US DOE announces new SPR fill contracts
By OGJ editors
WASHINGTON, DC, Feb. 12 --The US Department of Energy Thursday said it awarded five new contracts to deliver oil to the Strategic Petroleum Reserve (SPR) this spring under the royalty-in-kind (RIK) exchange program.
Atlantic Trading and Marketing Inc., ExxonMobil Corp., Glencore Ltd., Koch Supply and Trading LP, and Shell Trading (US) Co. were awarded 6-month contracts. Crude deliveries of 104,000 b/d are slated to begin in April.
DOE said 643 million bbl of oil currently are stored in the SPR's underground salt caverns along the Gulf Coast of Louisiana and Texas. DOE expects the SPR will reach its 700 million bbl capacity in 2005.
The crude oil will come from exchange arrangements that the companies make for RIK crude produced from federal offshore leases in the Gulf of Mexico and owed to the US government. The US Department of Interior's Minerals Management Service manages the RIK program and tracks federal leaseholder royalty obligations.
Under the RIK program, federal Outer Continental Shelf tracts are leased to crude oil producers who deliver royalty oil from designated Gulf of Mexico production platforms to market centers along the Gulf Coast. The companies then receive crude from the market centers and deliver "in-kind" oil to the SPR.
Actual volumes delivered to the SPR take into account adjustments for transportation and quality differentials.
Some fuel consumers and state groups have criticized the DOE/DOI program.
The Air Transport Association has urged the White House to slow SPR deliveries when fuel prices are high.
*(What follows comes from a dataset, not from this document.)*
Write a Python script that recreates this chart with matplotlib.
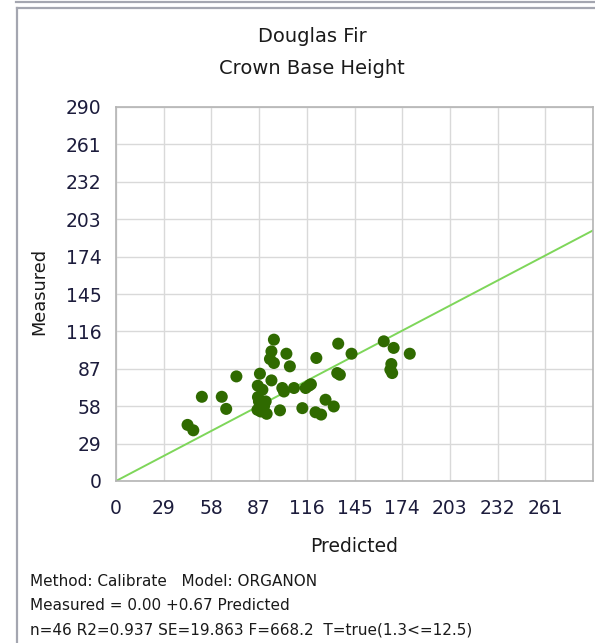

The group alleged last December that jet fuel prices could spike if the SPR fill continues on its current course.
DOE rejected that contention, saying SPR deliveries represent a very small percentage of world crude supplies. Meanwhile, some state governments that rely on oil and gas royalties for a portion of their budget have maintained that RIK programs do not give taxpayers or states the fair market value of the oil from the lease.
Officials of those states would prefer that all royalties be paid out on a cash basis. But DOE and DOI say companies in certain cases should be allowed to meet their royalty obligations by giving the government crude instead of cash.